The Cost: Embedding at Chunking Time

Here’s the honest trade-off: semantic chunking requires you to embed every sentence during ingestion. For a 10M document corpus averaging 40 sentences per document, that’s 400M sentence embeddings before you even build your vector index.

For OpenAI’s text-embedding-3-small (as of 2025 pricing), this could run into thousands of dollars at scale. Options to mitigate:

Use a fast local model for chunking (e.g., sentence-transformers/all-MiniLM-L6-v2) and a higher-quality model for the actual chunk embeddings that go into your index.
Batch aggressively: most embedding APIs handle 2,048 texts per request, dramatically reducing API call overhead.
Cache sentence embeddings: if you’re re-ingesting updated documents, many sentences remain unchanged. A content hash cache avoids redundant embedding work.

Minimum Chunk Size Enforcement

Semantic splitting can produce very small chunks — sometimes a single sentence — when topic transitions are frequent. These degrade retrieval quality for the opposite reason from large chunks: they lack enough context for the embedding to be discriminative.

Add a minimum chunk size constraint:

def merge_small_chunks(chunks, min_tokens=100):
    merged = []
    buffer = ""
    for chunk in chunks:
        if token_count(buffer + chunk) < min_tokens:
            buffer += " " + chunk
        else:
            if buffer:
                merged.append(buffer.strip())
            buffer = chunk
    if buffer:
        merged.append(buffer.strip())
    return merged

A minimum of 100–150 tokens works well in practice.

2025 Trend: Late Chunking

Late chunking is an emerging technique that inverts the normal order of operations. Instead of chunking text first and then embedding each chunk independently, you embed the full document (or a long passage) with a long-context model first, then chunk the resulting token embeddings.

Traditional:          Late Chunking:
Text → Chunks → Embed   Text → Embed (full) → Chunk embeddings
                        ↑ Token embeddings retain full document context

This means every token embedding has been informed by the full document context before chunking happens. Early experiments (colBERT-based systems, JinaAI’s late chunking work) show improvement on multi-hop queries where context matters across chunk boundaries.
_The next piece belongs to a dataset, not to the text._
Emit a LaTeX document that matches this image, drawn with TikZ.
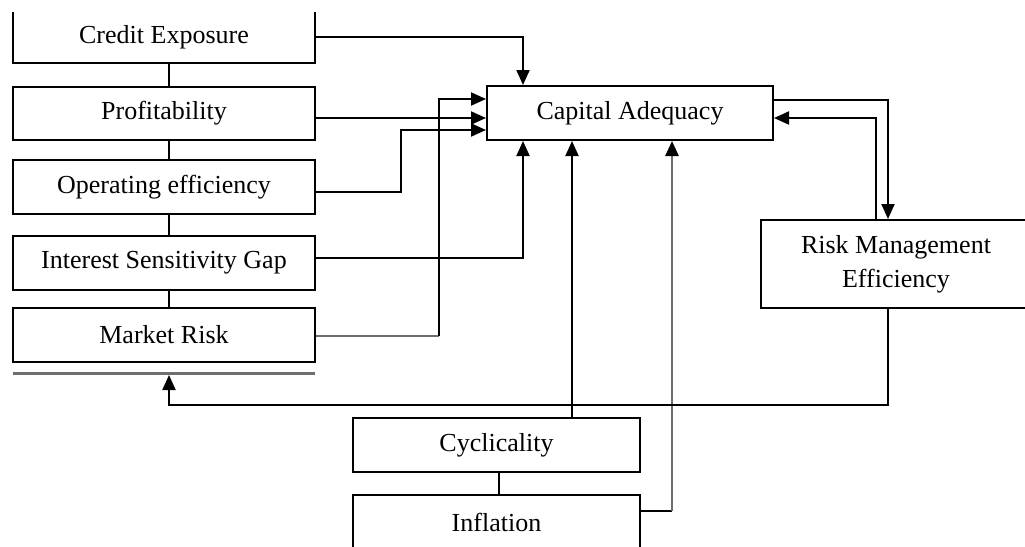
\documentclass[tikz,border=0pt]{standalone}
\usepackage{fontspec}
\setmainfont{Liberation Serif}
\usetikzlibrary{arrows.meta}
\definecolor{lgray}{RGB}{110,110,110}
\begin{document}
\begin{tikzpicture}[x=1pt,y=-1pt,
  box/.style={draw=black, line width=2pt, fill=white, inner sep=0pt,
    font=\fontsize{26}{34}\selectfont, align=center},
  lbox/.style={box, minimum width=302pt, minimum height=53pt},
  conn/.style={line width=2pt, draw=black},
  arr/.style={conn, -{Triangle[length=15pt,width=13pt,color=black]}},
  grayconn/.style={line width=2.6pt, draw=lgray}]
\useasboundingbox (0,0) rectangle (1025,546);
\clip (0,12.5) rectangle (1025,546);
% nodes
\node[box, minimum width=302pt, minimum height=52pt] (ce) at (164,37) {Credit Exposure};
\node[lbox] (pr) at (164,113.5) {Profitability};
\node[lbox, minimum height=54pt] (oe) at (164,187) {Operating efficiency};
\node[lbox, minimum height=54pt] (isg) at (164,263) {Interest Sensitivity Gap};
\node[lbox, minimum height=54pt] (mr) at (164,335) {Market Risk};
\node[box, minimum width=286pt, minimum height=54pt] (ca) at (630,113) {Capital Adequacy};
\node[box, minimum width=270pt, minimum height=88pt] (rme) at (896,264) {Risk Management\\Efficiency};
\node[box, minimum width=287pt, minimum height=54pt] (cy) at (496.5,445) {Cyclicality};
\node[box, minimum width=287pt, minimum height=54pt] (inf) at (496.5,522) {Inflation};
% gray rule under the left column
\coordinate (glL) at (13,373);
\coordinate (glR) at (315,373);
\draw[line width=3pt, draw=lgray] (glL) -- (glR);
\coordinate (glC) at (169,375);
% helper coordinates
\coordinate (xA) at (523,0);
\coordinate (xB) at (401,0);
\coordinate (xC) at (439,0);
\coordinate (xD) at (572,0);
\coordinate (xE) at (672,0);
\coordinate (xF) at (888,0);
\coordinate (xG) at (876,0);
\coordinate (xH) at (169,0);
\coordinate (xI) at (499,0);
\coordinate (yA) at (0,118);
\coordinate (yB) at (0,192);
\coordinate (yC) at (0,130);
\coordinate (yD) at (0,258);
\coordinate (yE) at (0,336);
\coordinate (yF) at (0,99);
\coordinate (yG) at (0,511);
\coordinate (yH) at (0,100);
\coordinate (yI) at (0,118);
\coordinate (yJ) at (0,405);
% left column spine
\draw[conn] (ce.south -| xH) -- (pr.north -| xH);
\draw[conn] (pr.south -| xH) -- (oe.north -| xH);
\draw[conn] (oe.south -| xH) -- (isg.north -| xH);
\draw[conn] (isg.south -| xH) -- (mr.north -| xH);
\draw[conn] (cy.south -| xI) -- (inf.north -| xI);
% connectors into Capital Adequacy
\draw[arr] (ce.east) -| (ca.north -| xA);
\draw[arr] (pr.east |- yA) -- (ca.west |- yA);
\draw[arr] (oe.east |- yB) -| (xB |- yC) -- (ca.west |- yC);
\draw[arr] (isg.east |- yD) -| (ca.south -| xA);
\draw[grayconn] (mr.east |- yE) -- (xC |- yE);
\draw[arr] (xC |- yE) |- (ca.west |- yF);
\draw[arr] (cy.north -| xD) -- (ca.south -| xD);
\draw[conn] (inf.east |- yG) -- (xE |- yG);
\draw[grayconn, -{Triangle[length=15pt,width=13pt,color=black]}] (xE |- yG) -- (ca.south -| xE);
% feedback with Risk Management Efficiency
\draw[arr] (ca.east |- yH) -| (rme.north -| xF);
\draw[arr] (rme.north -| xG) |- (ca.east |- yI);
\draw[arr] (rme.south -| xF) |- (xH |- yJ) -- (glC);
\end{tikzpicture}
\end{document}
Semantic Chunking vs Recursive Chunking: Which to Choose

Factor	Semantic Chunking	Recursive Chunking
Retrieval quality	Higher	Good
Ingestion time	5–20× slower	Moderate
Ingestion cost	High (embedding step)	Low
Variable chunk sizes	Yes (natural)	Somewhat
Works on any content	Yes	Yes
2025 adoption	Growing	Widely adopted

For most teams: start with recursive chunking, switch to semantic chunking for content types where you can demonstrate retrieval improvement justifies the cost.

Practical Takeaway

Semantic chunking is not a silver bullet — it’s a precision instrument. Use it when:

Retrieval quality is the primary bottleneck in your RAG system
Documents are long-form with natural topic transitions
Your ingestion pipeline runs offline (cost and time are less urgent)
You’ve already squeezed the gains available from recursive chunking

Avoid it when you’re still iterating on your overall architecture. The increased complexity and cost don’t pay off until the rest of your pipeline is solid.